111. Editorial Note

On September 9, 1972, President’s Assistant for National Security Affairs Kissinger left the United States for four days of talks in the Soviet Union from September 10 to 14. En route, he stopped in Munich for consultations with West German Chancellor Brandt and Foreign Minister Walter Scheel on September 10. Among the topics they discussed were a European Security Conference and mutual balanced force reductions. A record of Kissinger’s conversation with Brandt reads in part: “In response to the Chancellor’s question about US views on the relationship between CSCE and MBFR, Dr. Kissinger said he would discuss this subject in Moscow but that the American attitude would remain unchanged. The language on parallelism in the Moscow communiqué expressed our policies. MBFR is the main concrete subject pertaining to security still to be discussed, and we wanted to hold to the parallelism approach. In his Moscow talks he would not go beyond NATO-agreed positions. We were not negotiating bilaterally on this subject with the Soviets. As a matter of fact, we had not yet arrived at a final US position and our own internal planning continued. We hoped to present a paper to NATO within four to six weeks containing a preferred proposal to be made to the Soviets. Brandt said he supported the principle of parallelism but not, in the final analysis, to the point of making MBFR talks an absolute prerequisite for the opening of multilateral preparations in Helsinki. Parallelism to him meant beginning at approximately the same time, not necessarily the same date.” (Telegram 1583 from Berlin, September 12; National Archives, Nixon Presidential Materials, NSC Files, Kissinger Office Files, Box 24, HAK European Trip, September 1972, FRG Memcons, Brandt, Strauss)
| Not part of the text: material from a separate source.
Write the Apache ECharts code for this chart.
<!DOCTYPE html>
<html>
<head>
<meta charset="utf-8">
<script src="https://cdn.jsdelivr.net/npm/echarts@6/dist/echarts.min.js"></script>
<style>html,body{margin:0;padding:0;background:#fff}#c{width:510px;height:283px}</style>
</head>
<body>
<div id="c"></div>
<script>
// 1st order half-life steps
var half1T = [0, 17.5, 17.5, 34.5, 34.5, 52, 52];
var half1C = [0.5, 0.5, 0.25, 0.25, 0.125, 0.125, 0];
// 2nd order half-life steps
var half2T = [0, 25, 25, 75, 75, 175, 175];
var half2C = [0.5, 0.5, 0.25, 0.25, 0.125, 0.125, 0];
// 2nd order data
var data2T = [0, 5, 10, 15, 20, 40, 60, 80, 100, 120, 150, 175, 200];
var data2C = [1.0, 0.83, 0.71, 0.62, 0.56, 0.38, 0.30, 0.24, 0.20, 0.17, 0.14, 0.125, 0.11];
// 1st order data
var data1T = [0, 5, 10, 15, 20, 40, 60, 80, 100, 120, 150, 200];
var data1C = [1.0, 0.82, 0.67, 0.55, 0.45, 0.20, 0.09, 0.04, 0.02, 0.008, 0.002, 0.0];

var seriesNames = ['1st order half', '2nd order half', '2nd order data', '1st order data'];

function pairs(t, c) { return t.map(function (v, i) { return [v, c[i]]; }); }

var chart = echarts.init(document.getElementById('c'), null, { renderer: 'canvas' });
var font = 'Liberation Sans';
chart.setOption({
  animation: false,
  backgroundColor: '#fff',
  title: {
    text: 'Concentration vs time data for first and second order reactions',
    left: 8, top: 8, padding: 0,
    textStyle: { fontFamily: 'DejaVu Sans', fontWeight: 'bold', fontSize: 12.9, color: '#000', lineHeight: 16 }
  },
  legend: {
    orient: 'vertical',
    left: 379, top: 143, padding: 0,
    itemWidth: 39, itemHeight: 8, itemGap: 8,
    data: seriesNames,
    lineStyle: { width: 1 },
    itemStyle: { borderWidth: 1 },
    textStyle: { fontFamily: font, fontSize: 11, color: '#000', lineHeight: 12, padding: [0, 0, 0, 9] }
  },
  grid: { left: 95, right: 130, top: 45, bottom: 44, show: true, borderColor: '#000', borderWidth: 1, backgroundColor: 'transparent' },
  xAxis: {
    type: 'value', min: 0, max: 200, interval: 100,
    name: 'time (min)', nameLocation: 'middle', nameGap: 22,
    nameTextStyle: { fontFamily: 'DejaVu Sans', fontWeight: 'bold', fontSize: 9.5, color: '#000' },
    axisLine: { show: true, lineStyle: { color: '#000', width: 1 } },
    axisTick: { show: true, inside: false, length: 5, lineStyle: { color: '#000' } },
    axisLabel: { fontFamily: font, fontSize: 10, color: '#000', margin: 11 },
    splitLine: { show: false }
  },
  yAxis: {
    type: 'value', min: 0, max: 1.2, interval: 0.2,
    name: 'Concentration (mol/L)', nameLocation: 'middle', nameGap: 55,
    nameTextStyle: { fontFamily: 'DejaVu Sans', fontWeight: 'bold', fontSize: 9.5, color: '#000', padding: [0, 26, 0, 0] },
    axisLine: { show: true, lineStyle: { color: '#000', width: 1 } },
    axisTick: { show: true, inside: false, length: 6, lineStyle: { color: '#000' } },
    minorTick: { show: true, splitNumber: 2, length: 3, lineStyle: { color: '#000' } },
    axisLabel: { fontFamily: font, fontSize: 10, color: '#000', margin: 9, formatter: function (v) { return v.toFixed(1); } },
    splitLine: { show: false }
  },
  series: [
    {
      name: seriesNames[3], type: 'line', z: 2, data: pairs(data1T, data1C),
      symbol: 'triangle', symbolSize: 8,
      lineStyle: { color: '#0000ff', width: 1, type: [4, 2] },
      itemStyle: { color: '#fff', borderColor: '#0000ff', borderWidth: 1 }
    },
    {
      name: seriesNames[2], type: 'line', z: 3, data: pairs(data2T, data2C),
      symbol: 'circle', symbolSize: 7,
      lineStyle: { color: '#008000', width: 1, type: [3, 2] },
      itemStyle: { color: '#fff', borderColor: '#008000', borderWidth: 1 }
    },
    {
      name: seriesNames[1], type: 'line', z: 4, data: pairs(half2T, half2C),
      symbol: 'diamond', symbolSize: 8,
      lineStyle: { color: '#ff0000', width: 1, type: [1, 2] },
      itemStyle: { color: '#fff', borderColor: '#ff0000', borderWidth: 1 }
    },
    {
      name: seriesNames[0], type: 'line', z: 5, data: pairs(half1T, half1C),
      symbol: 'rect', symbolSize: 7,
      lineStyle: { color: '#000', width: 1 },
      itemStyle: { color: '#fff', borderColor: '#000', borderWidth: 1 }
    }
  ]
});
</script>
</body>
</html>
In a separate conversation, “Scheel likewise queried Dr. Kissinger about the American understanding of parallelism in connection with CSCE and MBFR, adding that while the Germans could support the concept of a link (Verbindung), they did not think of it as constituting an absolute prerequisite (Junktim). Dr. Kissinger responded that he would discuss this question with Chairman Brezhnev during his forthcoming talks in Moscow. To us, parallelism means an agreement in advance to have MBFR preparatory talks begin at about the same time as the CSCE preparatory talks. We would appreciate continuing German support for this concept of parallelism. State Secretary Frank observed that, if the inner-German talks proceeded to an agreement this fall, the FRG would be under heavy pressure to move rapidly to the multilateral preparatory talks for CSCE in Helsinki. Alluding to the difficulties being experienced in NATO in formulating the freedom of movement item for a CSCE agenda, Frank expressed the hope these [Page 340] could be resolved expeditiously since the problem appeared to be essentially one of presentation. The German objective was not to lose the substance but to avoid formulation of the agenda item in such a way as to make it ipso facto unacceptable to the Eastern side.” (Telegram 1584 from Berlin, September 12; ibid.)